I haven't seen The Hangover II yet, though I'll wager that my 2 days in Bangkok were pretty different: a couple of beers at most, no ping-pong shows, no seedy bars or brothels, no Sikh fortune tellers, walked down Khao San Rd just once.

I spent most of the day travelling from Ayutthaya (80km away, don't ask) and was going to meet Rene, a guy from Cameroon I could couchsurf with, a contact I got via Brian in Khon Kaen.

Very nice guy, he lived fairly close to Sukhumvit and told me of a couple of crazy stories in which he literally picked crying tourists off the street after a party night where they'd lost everything, being drugged and robbed around the trendy bars and clubs of the area.

So we went to the cinema instead, saw Thor. Pretty good in a bad and cheesy way, or something like that. The weirdest part was to stand up during the 2 min film to the glory of the king of Thailand before the movie.

Being far from the main tourist sights, I decided to move closer the following morning. Took the river bus, found a cheap hostel a couple of streets away from Khao San, walked around ChinaTown, Little India, to the train station to buy my onward ticket and walked back, visited Wat Pho and the big (really big!) laying Buddha statue before it closed for the day. I found a nice little quiet bar playing live jazz for the evening which was perfect.

I visited the Grand Palace the following morning, really loved the murals in the temple, that's really what I spent most time looking at. The Palace itself looks nice, though I'm pretty sure it served as inspiration for Disneyland - I think the entrance of Disneyland Paris looks extremely similar.

I then walked over to the Vinmanmek mansion, I think that was my favourite sight, gorgeous all wooden mansion. No photos allowed as well, so I really paid attention and wanted to remember as much as I could.
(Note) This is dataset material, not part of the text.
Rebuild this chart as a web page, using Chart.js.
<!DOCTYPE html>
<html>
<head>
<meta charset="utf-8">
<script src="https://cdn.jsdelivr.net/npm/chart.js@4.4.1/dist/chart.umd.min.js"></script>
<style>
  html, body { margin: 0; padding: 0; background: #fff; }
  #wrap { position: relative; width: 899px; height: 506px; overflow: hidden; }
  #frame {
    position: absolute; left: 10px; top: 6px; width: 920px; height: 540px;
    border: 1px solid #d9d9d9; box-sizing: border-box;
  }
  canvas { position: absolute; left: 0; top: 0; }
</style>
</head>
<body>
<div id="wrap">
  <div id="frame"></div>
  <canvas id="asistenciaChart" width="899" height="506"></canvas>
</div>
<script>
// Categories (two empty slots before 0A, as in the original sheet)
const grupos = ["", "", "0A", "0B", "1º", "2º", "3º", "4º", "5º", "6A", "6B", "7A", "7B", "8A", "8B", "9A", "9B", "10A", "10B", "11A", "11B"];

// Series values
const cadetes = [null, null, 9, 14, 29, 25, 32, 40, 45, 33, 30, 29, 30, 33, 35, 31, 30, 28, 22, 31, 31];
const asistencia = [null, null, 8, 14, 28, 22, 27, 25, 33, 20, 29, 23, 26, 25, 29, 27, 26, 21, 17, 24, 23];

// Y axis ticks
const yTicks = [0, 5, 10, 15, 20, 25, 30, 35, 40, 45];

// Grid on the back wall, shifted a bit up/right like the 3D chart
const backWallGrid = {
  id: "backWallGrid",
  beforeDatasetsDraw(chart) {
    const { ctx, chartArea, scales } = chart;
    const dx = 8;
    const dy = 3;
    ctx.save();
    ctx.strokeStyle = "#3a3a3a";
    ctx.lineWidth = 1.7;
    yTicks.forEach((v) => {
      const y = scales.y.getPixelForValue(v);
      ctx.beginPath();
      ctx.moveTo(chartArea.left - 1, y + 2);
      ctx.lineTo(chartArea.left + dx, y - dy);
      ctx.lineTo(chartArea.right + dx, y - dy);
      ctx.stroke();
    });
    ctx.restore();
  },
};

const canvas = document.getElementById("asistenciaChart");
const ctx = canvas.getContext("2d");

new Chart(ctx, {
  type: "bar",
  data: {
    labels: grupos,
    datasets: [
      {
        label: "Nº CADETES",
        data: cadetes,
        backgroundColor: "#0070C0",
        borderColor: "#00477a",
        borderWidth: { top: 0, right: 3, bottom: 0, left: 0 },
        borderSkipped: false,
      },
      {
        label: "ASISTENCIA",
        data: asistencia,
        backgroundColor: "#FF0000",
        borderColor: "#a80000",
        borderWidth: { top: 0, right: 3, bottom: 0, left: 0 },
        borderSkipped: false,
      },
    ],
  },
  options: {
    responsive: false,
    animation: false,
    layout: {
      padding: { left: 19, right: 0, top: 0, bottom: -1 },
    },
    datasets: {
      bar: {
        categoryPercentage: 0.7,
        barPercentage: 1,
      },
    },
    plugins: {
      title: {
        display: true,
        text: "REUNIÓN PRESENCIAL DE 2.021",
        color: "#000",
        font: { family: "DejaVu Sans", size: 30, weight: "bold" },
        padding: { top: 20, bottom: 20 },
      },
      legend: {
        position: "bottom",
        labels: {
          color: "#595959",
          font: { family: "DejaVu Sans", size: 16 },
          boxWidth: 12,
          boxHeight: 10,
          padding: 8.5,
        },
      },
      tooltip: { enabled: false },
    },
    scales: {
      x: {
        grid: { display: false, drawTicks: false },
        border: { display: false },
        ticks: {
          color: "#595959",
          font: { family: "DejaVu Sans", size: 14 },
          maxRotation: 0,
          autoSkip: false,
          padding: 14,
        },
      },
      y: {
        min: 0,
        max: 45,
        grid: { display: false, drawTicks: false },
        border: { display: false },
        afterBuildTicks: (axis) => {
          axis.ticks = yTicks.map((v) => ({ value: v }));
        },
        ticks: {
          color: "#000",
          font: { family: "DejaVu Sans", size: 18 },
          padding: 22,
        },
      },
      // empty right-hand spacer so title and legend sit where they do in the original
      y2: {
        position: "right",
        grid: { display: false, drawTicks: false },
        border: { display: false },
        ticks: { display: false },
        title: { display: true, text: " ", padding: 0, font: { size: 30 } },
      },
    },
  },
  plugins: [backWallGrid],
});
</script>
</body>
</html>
Then on the way back to the hostel, I was pulling my iPod Touch out of my pocket to check the time, someone bumped into me at the same time. The iPod fell to the ground in slo mo. Screen shattered.

That was Bangkok.

I left early to get my train to Surat Thani the following morning.

Rushing through Thailand



After 6 weeks spent in Laos, taking my time, enjoying the relaxed Lao way of life as well as having a fantastic time with my baby niece, my brother and his wife, it was high time to move on to Thailand, just like it's high time to post on this blog. I left on Wednesday 27th April 2011.
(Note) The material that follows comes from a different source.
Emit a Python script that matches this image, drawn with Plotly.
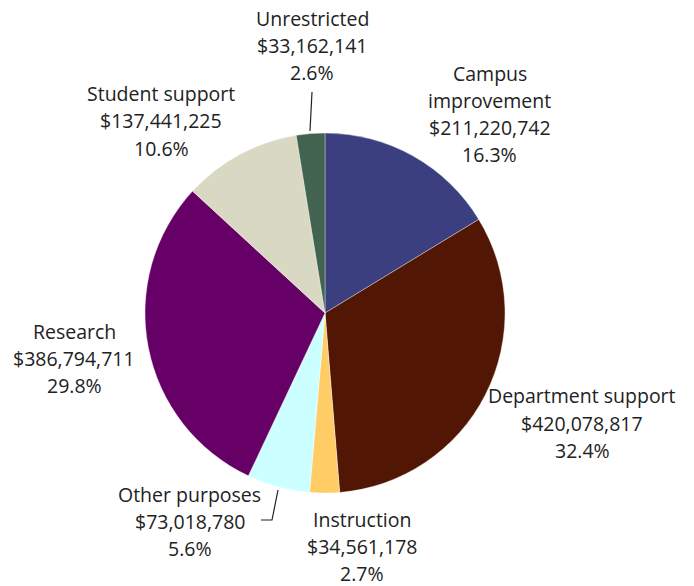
import plotly.graph_objects as go

labels = ["Campus improvement", "Department support", "Instruction", "Other purposes",
          "Research", "Student support", "Unrestricted"]
label_lines = [["Campus", "improvement"], ["Department support"], ["Instruction"], ["Other purposes"],
               ["Research"], ["Student support"], ["Unrestricted"]]
values = [211220742, 420078817, 34561178, 73018780, 386794711, 137441225, 33162141]
colors = ["#3B3F80", "#521704", "#FFCC66", "#CCFFFF", "#660066", "#D9D9C3", "#426350"]

W, H = 694, 586
cx, cy, r = 325, 313, 180
line_gap = 27

# label block centres in pixels (layout only)
label_pos = [(490, 114), (582, 423), (362, 546), (190, 521), (74, 358), (161, 121), (312, 45)]

def px(x):
    return x / W

def py(y):
    return 1 - y / H

total = sum(values)

fig = go.Figure(go.Pie(
    labels=labels, values=values, sort=False, direction="clockwise", rotation=0,
    marker=dict(colors=colors, line=dict(width=0.6, color="rgba(255,255,255,0.6)")),
    textinfo="none", hoverinfo="label+value+percent",
    showlegend=False,
    domain=dict(x=[px(cx - r), px(cx + r)], y=[py(cy + r), py(cy - r)]),
))

font = dict(family="Open Sans", size=19.5, color="#222222")
for name, v, (lx, ly) in zip(label_lines, values, label_pos):
    pct = 100 * v / total
    lines = name + [f"${v:,}", f"{pct:.1f}%"]
    n = len(lines)
    for i, t in enumerate(lines):
        yy = ly + (i - (n - 1) / 2) * line_gap
        fig.add_annotation(
            x=px(lx), y=py(yy), xref="paper", yref="paper",
            text=t, showarrow=False, xanchor="center", yanchor="middle",
            align="center", font=font,
        )

# leader lines
fig.add_shape(type="line", xref="paper", yref="paper",
              x0=px(312), y0=py(92), x1=px(310), y1=py(131),
              line=dict(color="#222222", width=1.2))
fig.add_shape(type="path", xref="paper", yref="paper",
              path=f"M {px(261)},{py(520)} L {px(272)},{py(520)} L {px(278)},{py(490)}",
              line=dict(color="#222222", width=1.2))

fig.update_layout(width=W, height=H, margin=dict(l=0, r=0, t=0, b=0),
                  paper_bgcolor="white", plot_bgcolor="white")
fig.write_html("out.html", config={"displayModeBar": False},
               post_script="document.body.style.margin='0';")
I thought I would get a 30 day visa at the border, but it turned out to be only 15 days so I was already changing travel plans having barely left Vientiane. I cut out a few places I thought I would visit and essentially decided to rush it down South to the Malaysian border.

I stopped in Khon Kaen and met Brian there, a couchsurfing host who showed me around town. It's a nice relaxed university city with no tourists whatsoever, and for me a gentle re-introduction to modern Asian cities (7/11, fast food joints, road traffic, etc) after 6 weeks in Laos.

A train the following morning took me to Ayutthaya, the ancient capital of Siam that had been sacked by the Burmese.

I met several interesting people there, including two funky French truck drivers there who were completely in love with Thailand, it was their 4th time in the country and they told me lots about the history of the country and about Thai culture. They also told me about diving in the Similan Islands.

I also met a Dutch surreal artist on his way back from painting a mural in a bar; he has like 9 cats and loves them so much he created cat towers for them he then also sold as useful art, I guess. I saw him again randomly in Bangkok a few days later. I have to find the links to his portfolio website.

There was also super-connector Josh, a cool Ozzie guy who made a point of introducing himself to and then inviting every person in the bar in order to make one big table of happy travellers.

And to finish, the reason we were all there was for Mr Noi, blues rock singer and guitar player extraordinaire. An awesome voice.

Sure, I also cycled around some of the main ruins around Ayutthaya, which was nice but certainly not as interesting as the people I met there.